Medicines to Fight Disease
1556, Kotor (Montenegro)
1 page of a bound volume, manuscript on paper; 32,2 x 20,8 cm
State Archives
Montenegro
DACG IAK SN LV 591
The document is a list of medicinal products by a town doctor in the city of Kotor, on the Adriatic coast of Montenegro. Dated from the year 1556, it is written in Italian and lists 176 medical products that doctors should possess.
Fighting disease has always been one of the great challenges faced by humankind.
The restoration of health involves the administration of specific products, and a plethora of medicines have been used throughout the centuries. Medicines were usually made from common herbs and domestic products, but more exotic and rare ingredients were often used as well. Pharmaceutical products circulated throughout Europe along trade routes and networks that crossed national borders, creating a rich and lively market.

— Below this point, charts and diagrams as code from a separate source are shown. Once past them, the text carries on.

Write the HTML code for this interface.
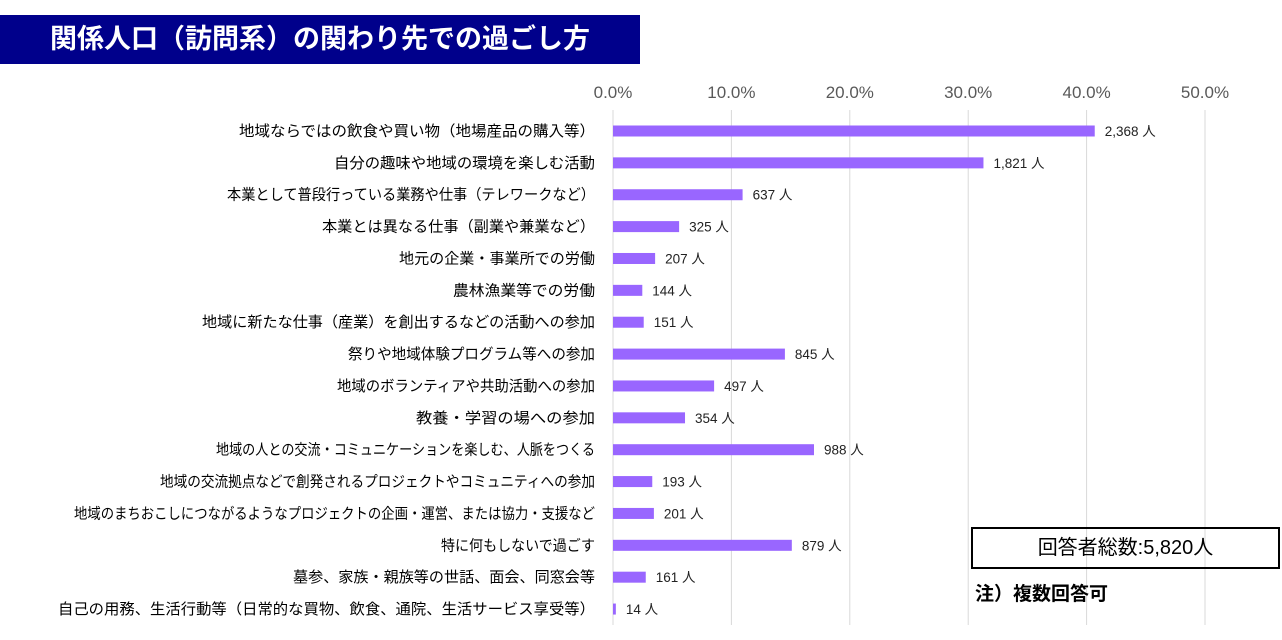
<!DOCTYPE html>
<html><head><meta charset="utf-8"><style>
body{margin:0;width:1282px;height:640px;background:#fff;overflow:hidden;font-family:"Liberation Sans","Noto Sans CJK JP",sans-serif}
#title{position:absolute;left:0;top:15px;width:640px;height:49px;background:#00008b;color:#fff;font-weight:bold;font-size:27px;line-height:49px;padding-left:50px;box-sizing:border-box;letter-spacing:0px}
#total{position:absolute;left:971px;top:527px;width:305px;height:38px;border:2px solid #000;font-size:20px;line-height:38px;text-align:center}
#note{position:absolute;left:975px;top:579px;font-size:19px;font-weight:bold}
</style></head><body>
<div id="title">関係人口（訪問系）の関わり先での過ごし方</div>
<svg id="chart" width="1282" height="640" style="position:absolute;left:0;top:0"></svg>
<div id="total">回答者総数:5,820人</div>
<div id="note">注）複数回答可</div>
<script>
const categories=["地域ならではの飲食や買い物（地場産品の購入等）","自分の趣味や地域の環境を楽しむ活動","本業として普段行っている業務や仕事（テレワークなど）","本業とは異なる仕事（副業や兼業など）","地元の企業・事業所での労働","農林漁業等での労働","地域に新たな仕事（産業）を創出するなどの活動への参加","祭りや地域体験プログラム等への参加","地域のボランティアや共助活動への参加","教養・学習の場への参加","地域の人との交流・コミュニケーションを楽しむ、人脈をつくる","地域の交流拠点などで創発されるプロジェクトやコミュニティへの参加","地域のまちおこしにつながるようなプロジェクトの企画・運営、または協力・支援など","特に何もしないで過ごす","墓参、家族・親族等の世話、面会、同窓会等","自己の用務、生活行動等（日常的な買物、飲食、通院、生活サービス享受等）"];
const counts=[2368,1821,637,325,207,144,151,845,497,354,988,193,201,879,161,14];
const total=5820;
const ticks=[0,10,20,30,40,50];
// rendered label widths (layout only)
const labelWidths=[356,261,368,273,196,142,393,247,258,179,379,435,521,154,302,537];
const NS="http://www.w3.org/2000/svg";
const svg=document.getElementById('chart');
const x0=613,pxPer=11.84;
const xs=p=>x0+p*pxPer;
const ys=i=>131+i*31.87;
function mk(t,a){const e=document.createElementNS(NS,t);for(const k in a)e.setAttribute(k,a[k]);svg.appendChild(e);return e;}
ticks.forEach(t=>{
 const l=mk('line',{x1:xs(t),x2:xs(t),y1:110,y2:625,stroke:'#d9d9d9','stroke-width':1});
 
 
 const tx=mk('text',{x:xs(t),y:98,'text-anchor':'middle','font-size':17,fill:'#595959'});
 tx.textContent=t.toFixed(1)+'%';
 
 
});
categories.forEach((c,i)=>{
 const y=ys(i),p=counts[i]/total*100,w=p*pxPer;
 const lw=labelWidths[i];
 const lab=mk('text',{x:595-lw,y:y+5,'font-size':15,fill:'#000',textLength:lw,lengthAdjust:'spacingAndGlyphs'});
 lab.textContent=c;
 
 
 const r=mk('rect',{x:x0,y:y-5.5,width:Math.max(w,1.5),height:11,fill:'#9966ff'});
 
 
 const v=mk('text',{x:x0+w+10,y:y+5,'font-size':13.5,fill:'#222'});
 v.textContent=counts[i].toLocaleString('en-US')+' 人';
 
 
});
</script>
</body></html>
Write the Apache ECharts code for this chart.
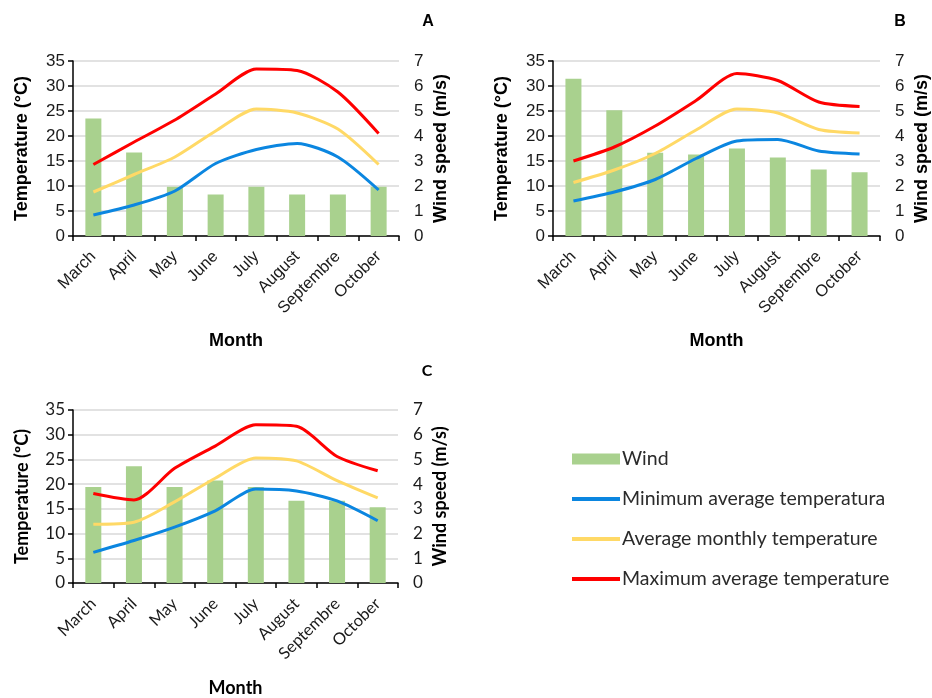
<!DOCTYPE html>
<html>
<head>
<meta charset="utf-8">
<script src="https://cdn.jsdelivr.net/npm/echarts@6/dist/echarts.min.js"></script>
<style>
html,body{margin:0;padding:0;background:#fff;}
#c{width:932px;height:698px;}
</style>
</head>
<body>
<div id="c"></div>
<script>
const months = ['March','April','May','June','July','August','Septembre','October'];
const tempTicks = [0,5,10,15,20,25,30,35];
const windTicks = [0,1,2,3,4,5,6,7];

const windA = [4.7, 3.34, 1.97, 1.66, 1.97, 1.66, 1.66, 1.97];
const minA  = [4.2, 6.2, 9.0, 14.5, 17.3, 18.5, 15.8, 9.2];
const avgA  = [8.8, 12.3, 15.8, 21.0, 25.4, 24.6, 21.4, 14.3];
const maxA  = [14.3, 18.8, 23.2, 28.4, 33.4, 33.1, 28.8, 20.5];

const windB = [6.29, 5.03, 3.33, 3.26, 3.5, 3.14, 2.66, 2.55];
const minB  = [7.0, 8.8, 11.3, 15.5, 19.0, 19.3, 17.0, 16.4];
const avgB  = [10.7, 13.2, 16.5, 21.2, 25.4, 24.6, 21.3, 20.6];
const maxB  = [15.0, 17.8, 22.0, 27.1, 32.5, 31.1, 26.8, 25.9];

const windC = [3.88, 4.72, 3.88, 4.15, 3.88, 3.33, 3.33, 3.06];
const minC  = [6.2, 8.6, 11.3, 14.6, 19.0, 18.6, 16.6, 12.6];
const avgC  = [11.9, 12.3, 16.4, 21.2, 25.3, 24.7, 20.7, 17.2];
const maxC  = [18.1, 16.8, 23.2, 27.7, 32.0, 31.7, 25.6, 22.7];

const names = ['Wind','Minimum average temperatura','Average monthly temperature','Maximum average temperature'];
const panelLetters = ['A','B','C'];
const tempNames = ['Temperature (°C)','Temperature (°C)','Temperature (ºC)'];

const panels = [
  {wind: windA, min: minA, avg: avgA, max: maxA, font: 'Liberation Sans', grid: {left:73, top:61, width:326, height:175}},
  {wind: windB, min: minB, avg: avgB, max: maxB, font: 'Liberation Sans', grid: {left:553, top:61, width:329, height:175}},
  {wind: windC, min: minC, avg: avgC, max: maxC, font: 'Lato', grid: {left:73, top:410, width:325, height:176}}
];

const GREEN = '#A9D18E', BLUE = '#0B86E0', YELLOW = '#FFD966', RED = '#FF0000';
const LINE_ICON = 'path://M0,0M48,11M0,3.5H48V7.5H0Z';

const option = {
  backgroundColor: '#fff',
  animation: false,
  grid: [], xAxis: [], yAxis: [], series: [],
  legend: {
    orient: 'vertical',
    left: 572, top: 449, padding: 0,
    itemWidth: 48, itemHeight: 11, itemGap: 20,
    textStyle: {fontFamily: 'Lato', fontSize: 19.5, color: '#2b2b2b', padding: [0,0,0,-3]},
    data: [
      {name: names[0], icon: 'rect'},
      {name: names[1], icon: LINE_ICON},
      {name: names[2], icon: LINE_ICON},
      {name: names[3], icon: LINE_ICON}
    ]
  },
  graphic: []
};

const letterPos = [[428,22],[900,22],[427,371]];

panels.forEach((p, i) => {
  option.grid.push(Object.assign({containLabel: false}, p.grid));
  const tickFont = {fontFamily: p.font, fontSize: 16.5, color: '#1a1a1a'};
  const nameFont = {fontFamily: p.font, fontSize: 18, fontWeight: 'bold', color: '#000'};
  option.xAxis.push({
    type: 'category', gridIndex: i, data: months, boundaryGap: true,
    name: 'Month', nameLocation: 'middle', nameGap: 96, nameTextStyle: nameFont,
    axisLine: {show: true, lineStyle: {color: '#000', width: 1.5}},
    axisTick: {show: true, length: 5, lineStyle: {color: '#000', width: 1.5}},
    axisLabel: Object.assign({rotate: 45, margin: 18, interval: 0}, tickFont),
    splitLine: {show: false}
  });
  option.yAxis.push({
    type: 'value', gridIndex: i, min: tempTicks[0], max: tempTicks[tempTicks.length-1], interval: tempTicks[1]-tempTicks[0],
    name: tempNames[i], nameLocation: 'middle', nameRotate: 90, nameGap: 42, nameTextStyle: nameFont,
    axisLine: {show: true, lineStyle: {color: '#000', width: 1.5}},
    axisTick: {show: true, length: 5, inside: false, lineStyle: {color: '#000', width: 1.5}},
    axisLabel: Object.assign({margin: 8}, tickFont, {fontSize: 17}),
    splitLine: {show: true, lineStyle: {color: '#D9D9D9', width: 1.5}}
  });
  option.yAxis.push({
    type: 'value', gridIndex: i, position: 'right', min: windTicks[0], max: windTicks[windTicks.length-1], interval: windTicks[1]-windTicks[0],
    name: 'Wind speed (m/s)', nameLocation: 'middle', nameRotate: 90, nameGap: 33, nameTextStyle: nameFont,
    axisLine: {show: false}, axisTick: {show: false},
    axisLabel: Object.assign({margin: 15}, tickFont, {fontSize: 17}),
    splitLine: {show: false}
  });
  option.series.push({
    name: names[0], type: 'bar', xAxisIndex: i, yAxisIndex: 2*i+1, data: p.wind,
    barWidth: 16, itemStyle: {color: GREEN}, z: 2
  });
  [[names[1], p.min, BLUE],[names[2], p.avg, YELLOW],[names[3], p.max, RED]].forEach(([n, d, c]) => {
    option.series.push({
      name: n, type: 'line', xAxisIndex: i, yAxisIndex: 2*i, data: d,
      symbol: 'none', smooth: 0.25,
      lineStyle: {color: c, width: 3}, itemStyle: {color: c}, z: 3
    });
  });
  option.graphic.push({
    type: 'text', x: letterPos[i][0], y: letterPos[i][1],
    style: {text: panelLetters[i], fontFamily: p.font, fontSize: 16, fontWeight: 'bold', fill: '#000', textAlign: 'center', textVerticalAlign: 'middle'}
  });
});

const chart = echarts.init(document.getElementById('c'), null, {renderer: 'canvas'});
chart.setOption(option);
</script>
</body>
</html>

Doctors worked in close collaboration with apothecaries and pharmacists and frequently made their own medicines. The more learned and scientific versions of medicine - inspired by the theories of Hippocrates and Galen and the pharmaceutical ideas of Dioscorides - contained well-developed doctrines on the use and benefits of different medicines and treatments. Traditionally, medical doctors were not the sole prescribers, with popular medicine and non-professional healers also playing a role in this area. However, over time, the medical profession claimed the exclusive right to prescribe medicines, in a slow and sometimes tortuous process, that some would argue is not yet fully complete.